YOUR GOAL
The records below hold a stretch from the line with "Emit a Python" through the line with "Dekantált szennyvíziszap égetése"; return exactly those lines, ends included, and nothing more.

DATA SHOWN
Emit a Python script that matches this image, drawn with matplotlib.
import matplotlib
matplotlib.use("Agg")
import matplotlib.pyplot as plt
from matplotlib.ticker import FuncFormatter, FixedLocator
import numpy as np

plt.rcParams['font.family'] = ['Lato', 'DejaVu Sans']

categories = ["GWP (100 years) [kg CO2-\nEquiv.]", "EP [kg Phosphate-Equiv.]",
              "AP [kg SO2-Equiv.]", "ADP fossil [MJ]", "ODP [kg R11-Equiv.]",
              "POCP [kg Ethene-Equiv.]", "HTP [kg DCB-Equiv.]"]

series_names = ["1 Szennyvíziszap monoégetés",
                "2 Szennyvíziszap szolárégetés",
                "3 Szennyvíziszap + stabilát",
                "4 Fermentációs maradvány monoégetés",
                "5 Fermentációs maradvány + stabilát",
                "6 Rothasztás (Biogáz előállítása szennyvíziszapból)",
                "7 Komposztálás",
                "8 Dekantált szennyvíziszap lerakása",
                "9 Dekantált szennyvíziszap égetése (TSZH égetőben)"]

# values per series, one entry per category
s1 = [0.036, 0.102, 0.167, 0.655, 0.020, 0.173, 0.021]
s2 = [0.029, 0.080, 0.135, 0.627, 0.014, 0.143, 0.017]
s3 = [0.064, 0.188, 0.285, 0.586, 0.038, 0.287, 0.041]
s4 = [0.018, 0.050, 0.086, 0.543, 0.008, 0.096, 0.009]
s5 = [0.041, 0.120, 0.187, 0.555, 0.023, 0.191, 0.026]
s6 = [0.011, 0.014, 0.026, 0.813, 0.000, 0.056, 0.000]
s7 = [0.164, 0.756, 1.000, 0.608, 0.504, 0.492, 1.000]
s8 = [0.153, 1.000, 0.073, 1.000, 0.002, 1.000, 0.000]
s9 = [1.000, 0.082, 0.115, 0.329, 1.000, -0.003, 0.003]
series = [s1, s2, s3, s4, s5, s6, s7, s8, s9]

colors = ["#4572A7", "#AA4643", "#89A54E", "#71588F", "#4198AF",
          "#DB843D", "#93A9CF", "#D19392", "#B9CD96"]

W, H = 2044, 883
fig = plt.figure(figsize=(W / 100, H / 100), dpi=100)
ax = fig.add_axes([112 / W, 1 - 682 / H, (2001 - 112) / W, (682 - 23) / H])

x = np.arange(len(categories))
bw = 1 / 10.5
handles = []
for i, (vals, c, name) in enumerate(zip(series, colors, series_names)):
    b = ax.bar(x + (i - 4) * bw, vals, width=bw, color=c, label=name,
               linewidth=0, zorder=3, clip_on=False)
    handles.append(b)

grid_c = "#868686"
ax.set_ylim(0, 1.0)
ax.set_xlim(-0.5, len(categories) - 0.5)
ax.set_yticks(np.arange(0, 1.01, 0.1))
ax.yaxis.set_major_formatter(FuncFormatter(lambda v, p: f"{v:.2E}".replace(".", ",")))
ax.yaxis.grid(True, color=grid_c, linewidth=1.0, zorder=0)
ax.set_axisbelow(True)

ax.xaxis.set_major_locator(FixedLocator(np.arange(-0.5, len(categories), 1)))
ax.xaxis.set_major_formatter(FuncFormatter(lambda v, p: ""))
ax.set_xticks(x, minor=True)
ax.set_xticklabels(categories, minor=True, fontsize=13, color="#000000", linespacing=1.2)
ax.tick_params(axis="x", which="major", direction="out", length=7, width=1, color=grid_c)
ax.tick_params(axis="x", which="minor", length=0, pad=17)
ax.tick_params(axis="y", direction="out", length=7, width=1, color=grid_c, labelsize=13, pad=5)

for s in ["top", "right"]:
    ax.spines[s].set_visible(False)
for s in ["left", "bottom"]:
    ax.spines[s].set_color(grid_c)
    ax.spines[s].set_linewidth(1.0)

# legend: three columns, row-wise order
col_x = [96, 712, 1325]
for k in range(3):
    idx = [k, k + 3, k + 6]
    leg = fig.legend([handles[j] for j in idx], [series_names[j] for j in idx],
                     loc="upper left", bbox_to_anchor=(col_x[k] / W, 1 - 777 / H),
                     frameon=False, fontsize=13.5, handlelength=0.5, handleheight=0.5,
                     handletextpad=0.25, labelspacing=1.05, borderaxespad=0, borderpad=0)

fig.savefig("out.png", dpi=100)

--

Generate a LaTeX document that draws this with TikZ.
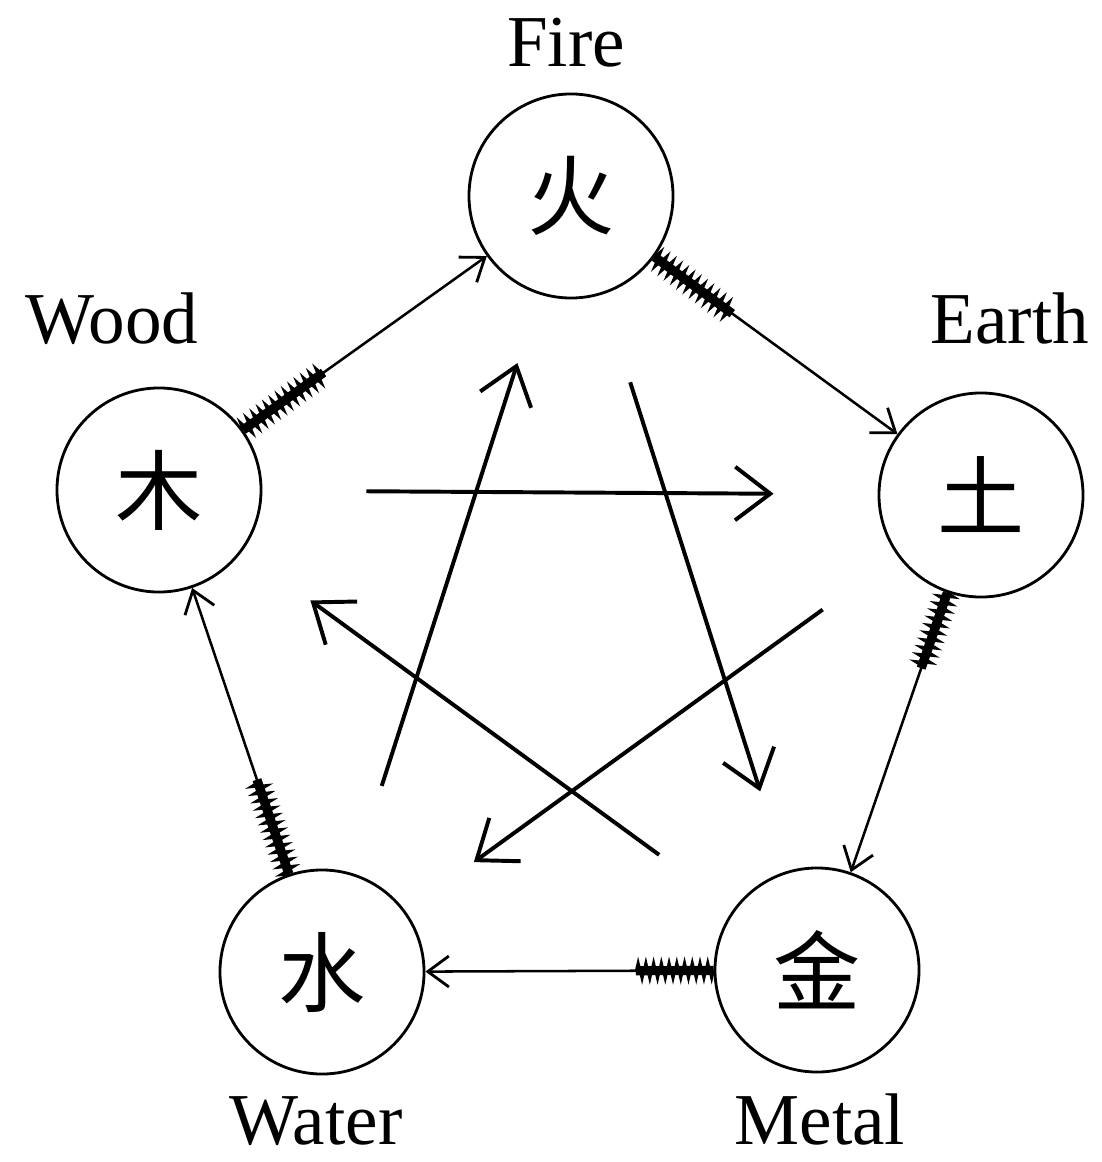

SOLUTION TO THIS EXERCISE
Emit a Python script that matches this image, drawn with matplotlib.
import matplotlib
matplotlib.use("Agg")
import matplotlib.pyplot as plt
from matplotlib.ticker import FuncFormatter, FixedLocator
import numpy as np

plt.rcParams['font.family'] = ['Lato', 'DejaVu Sans']

categories = ["GWP (100 years) [kg CO2-\nEquiv.]", "EP [kg Phosphate-Equiv.]",
              "AP [kg SO2-Equiv.]", "ADP fossil [MJ]", "ODP [kg R11-Equiv.]",
              "POCP [kg Ethene-Equiv.]", "HTP [kg DCB-Equiv.]"]

series_names = ["1 Szennyvíziszap monoégetés",
                "2 Szennyvíziszap szolárégetés",
                "3 Szennyvíziszap + stabilát",
                "4 Fermentációs maradvány monoégetés",
                "5 Fermentációs maradvány + stabilát",
                "6 Rothasztás (Biogáz előállítása szennyvíziszapból)",
                "7 Komposztálás",
                "8 Dekantált szennyvíziszap lerakása",
                "9 Dekantált szennyvíziszap égetése (TSZH égetőben)"]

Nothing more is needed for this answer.